## START STORED RECORDS

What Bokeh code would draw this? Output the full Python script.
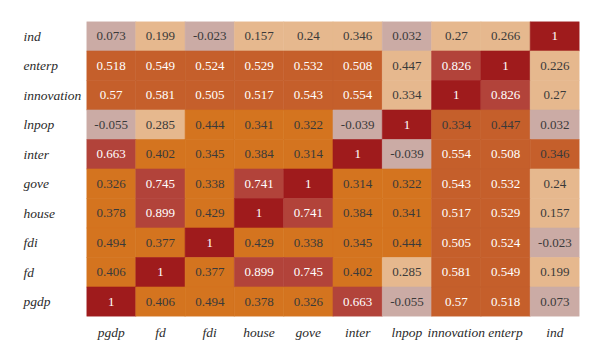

## END STORED RECORDS
## START STORED RECORDS

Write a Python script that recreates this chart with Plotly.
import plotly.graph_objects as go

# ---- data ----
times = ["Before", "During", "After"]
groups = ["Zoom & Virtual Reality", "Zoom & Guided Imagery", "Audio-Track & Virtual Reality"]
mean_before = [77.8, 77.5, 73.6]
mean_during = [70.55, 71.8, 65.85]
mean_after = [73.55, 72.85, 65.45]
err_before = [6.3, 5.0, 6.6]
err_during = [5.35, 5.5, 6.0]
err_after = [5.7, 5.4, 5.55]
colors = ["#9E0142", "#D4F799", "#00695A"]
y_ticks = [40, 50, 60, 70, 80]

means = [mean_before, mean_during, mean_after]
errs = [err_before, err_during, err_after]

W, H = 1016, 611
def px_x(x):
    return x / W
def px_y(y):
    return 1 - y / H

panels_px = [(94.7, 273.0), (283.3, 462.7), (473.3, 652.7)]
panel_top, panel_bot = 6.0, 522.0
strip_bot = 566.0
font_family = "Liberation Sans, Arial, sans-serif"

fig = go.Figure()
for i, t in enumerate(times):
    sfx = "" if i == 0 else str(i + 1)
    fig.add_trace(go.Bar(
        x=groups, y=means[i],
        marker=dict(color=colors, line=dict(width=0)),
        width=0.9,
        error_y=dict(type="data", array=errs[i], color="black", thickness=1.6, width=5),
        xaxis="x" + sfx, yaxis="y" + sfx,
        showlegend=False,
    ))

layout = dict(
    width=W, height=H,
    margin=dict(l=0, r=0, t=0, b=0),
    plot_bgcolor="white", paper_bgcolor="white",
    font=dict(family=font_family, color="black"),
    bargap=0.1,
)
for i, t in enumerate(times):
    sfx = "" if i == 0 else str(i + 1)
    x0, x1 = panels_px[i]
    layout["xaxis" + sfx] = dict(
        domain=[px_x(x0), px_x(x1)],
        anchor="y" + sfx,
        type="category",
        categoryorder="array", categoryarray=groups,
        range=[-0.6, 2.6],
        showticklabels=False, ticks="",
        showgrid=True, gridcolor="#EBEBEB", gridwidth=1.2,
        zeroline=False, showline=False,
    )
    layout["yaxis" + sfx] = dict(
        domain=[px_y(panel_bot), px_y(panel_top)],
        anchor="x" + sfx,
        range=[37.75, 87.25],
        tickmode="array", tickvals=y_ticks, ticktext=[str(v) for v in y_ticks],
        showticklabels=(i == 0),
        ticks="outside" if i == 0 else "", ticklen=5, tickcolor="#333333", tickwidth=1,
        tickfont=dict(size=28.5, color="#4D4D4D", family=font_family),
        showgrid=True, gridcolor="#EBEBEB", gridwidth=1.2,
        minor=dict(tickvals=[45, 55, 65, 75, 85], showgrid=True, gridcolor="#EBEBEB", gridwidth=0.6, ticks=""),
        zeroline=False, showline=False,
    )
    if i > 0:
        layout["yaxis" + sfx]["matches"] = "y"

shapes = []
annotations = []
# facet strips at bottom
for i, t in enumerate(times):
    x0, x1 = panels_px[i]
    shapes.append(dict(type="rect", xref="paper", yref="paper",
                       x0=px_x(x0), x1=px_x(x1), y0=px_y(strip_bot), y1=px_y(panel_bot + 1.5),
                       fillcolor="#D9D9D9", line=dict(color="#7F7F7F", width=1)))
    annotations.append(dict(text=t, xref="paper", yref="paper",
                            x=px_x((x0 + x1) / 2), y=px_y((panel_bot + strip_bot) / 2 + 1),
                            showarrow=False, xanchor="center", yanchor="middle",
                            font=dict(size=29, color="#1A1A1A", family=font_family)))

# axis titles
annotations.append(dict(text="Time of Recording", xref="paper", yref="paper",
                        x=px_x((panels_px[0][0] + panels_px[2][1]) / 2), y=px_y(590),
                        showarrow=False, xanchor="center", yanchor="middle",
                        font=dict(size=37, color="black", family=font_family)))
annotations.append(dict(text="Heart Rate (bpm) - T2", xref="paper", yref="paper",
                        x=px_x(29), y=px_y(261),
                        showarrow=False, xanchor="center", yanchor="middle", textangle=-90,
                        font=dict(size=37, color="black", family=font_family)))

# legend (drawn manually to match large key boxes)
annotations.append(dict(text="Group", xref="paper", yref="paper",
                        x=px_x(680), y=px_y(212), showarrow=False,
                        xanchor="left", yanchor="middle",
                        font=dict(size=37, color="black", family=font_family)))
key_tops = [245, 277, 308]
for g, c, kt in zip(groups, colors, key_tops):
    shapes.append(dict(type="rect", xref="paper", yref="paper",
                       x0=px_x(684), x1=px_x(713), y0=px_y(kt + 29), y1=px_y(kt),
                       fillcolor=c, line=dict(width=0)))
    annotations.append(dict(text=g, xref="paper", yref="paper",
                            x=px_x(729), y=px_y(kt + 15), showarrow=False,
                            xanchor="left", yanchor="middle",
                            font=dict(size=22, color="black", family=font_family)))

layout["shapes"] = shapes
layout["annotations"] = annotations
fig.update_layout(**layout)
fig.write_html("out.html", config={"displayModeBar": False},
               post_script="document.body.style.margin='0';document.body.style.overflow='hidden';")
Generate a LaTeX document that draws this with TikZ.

## END STORED RECORDS
## START STORED RECORDS

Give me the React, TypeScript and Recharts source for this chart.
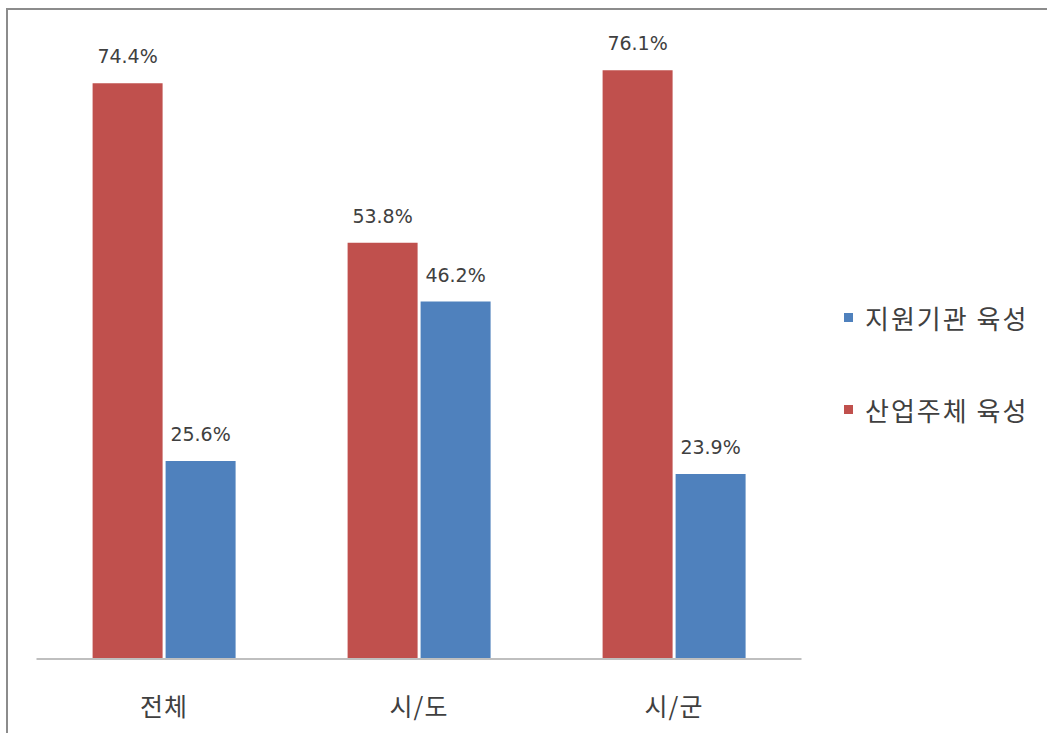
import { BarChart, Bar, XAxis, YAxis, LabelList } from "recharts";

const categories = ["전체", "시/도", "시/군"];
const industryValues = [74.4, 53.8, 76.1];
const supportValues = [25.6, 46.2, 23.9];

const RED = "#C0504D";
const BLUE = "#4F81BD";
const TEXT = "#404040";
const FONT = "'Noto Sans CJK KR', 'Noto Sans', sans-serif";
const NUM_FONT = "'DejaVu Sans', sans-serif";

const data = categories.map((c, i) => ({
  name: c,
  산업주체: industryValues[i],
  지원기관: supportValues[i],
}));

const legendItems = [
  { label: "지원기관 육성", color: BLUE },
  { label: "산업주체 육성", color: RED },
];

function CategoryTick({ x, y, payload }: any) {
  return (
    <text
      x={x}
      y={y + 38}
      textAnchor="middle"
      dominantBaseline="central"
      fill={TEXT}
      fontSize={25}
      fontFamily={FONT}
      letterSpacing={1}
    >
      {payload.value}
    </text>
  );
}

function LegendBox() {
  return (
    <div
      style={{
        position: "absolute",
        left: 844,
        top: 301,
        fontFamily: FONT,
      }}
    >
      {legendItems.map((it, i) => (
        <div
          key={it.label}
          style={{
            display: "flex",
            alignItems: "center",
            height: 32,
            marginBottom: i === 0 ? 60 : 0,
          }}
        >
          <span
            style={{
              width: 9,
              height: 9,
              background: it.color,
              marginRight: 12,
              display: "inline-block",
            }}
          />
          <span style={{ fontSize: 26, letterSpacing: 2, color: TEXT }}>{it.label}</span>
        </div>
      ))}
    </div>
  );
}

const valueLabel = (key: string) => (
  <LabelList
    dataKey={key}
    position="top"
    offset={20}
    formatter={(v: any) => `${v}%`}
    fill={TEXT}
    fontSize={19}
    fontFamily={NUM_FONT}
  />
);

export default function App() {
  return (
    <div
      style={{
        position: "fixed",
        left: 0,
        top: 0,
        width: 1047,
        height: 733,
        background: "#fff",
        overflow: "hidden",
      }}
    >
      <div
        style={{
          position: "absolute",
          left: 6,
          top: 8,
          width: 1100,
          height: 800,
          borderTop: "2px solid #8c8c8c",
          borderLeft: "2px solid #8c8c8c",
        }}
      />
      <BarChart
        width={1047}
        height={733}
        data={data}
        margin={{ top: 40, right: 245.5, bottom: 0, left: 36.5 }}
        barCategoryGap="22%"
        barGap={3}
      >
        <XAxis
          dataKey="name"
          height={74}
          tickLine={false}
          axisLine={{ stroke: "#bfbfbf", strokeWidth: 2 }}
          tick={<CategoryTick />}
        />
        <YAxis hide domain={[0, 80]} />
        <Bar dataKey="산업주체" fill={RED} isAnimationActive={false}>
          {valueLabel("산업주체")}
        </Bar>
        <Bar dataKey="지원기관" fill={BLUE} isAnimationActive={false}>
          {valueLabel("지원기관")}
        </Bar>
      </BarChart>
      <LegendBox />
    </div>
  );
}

## END STORED RECORDS

#### GIVEN EXERCISE
Reproduce each line from the records that contains the word "document".

#### WRITTEN ANSWER
               post_script="document.body.style.margin='0';document.body.style.overflow='hidden';")
Generate a LaTeX document that draws this with TikZ.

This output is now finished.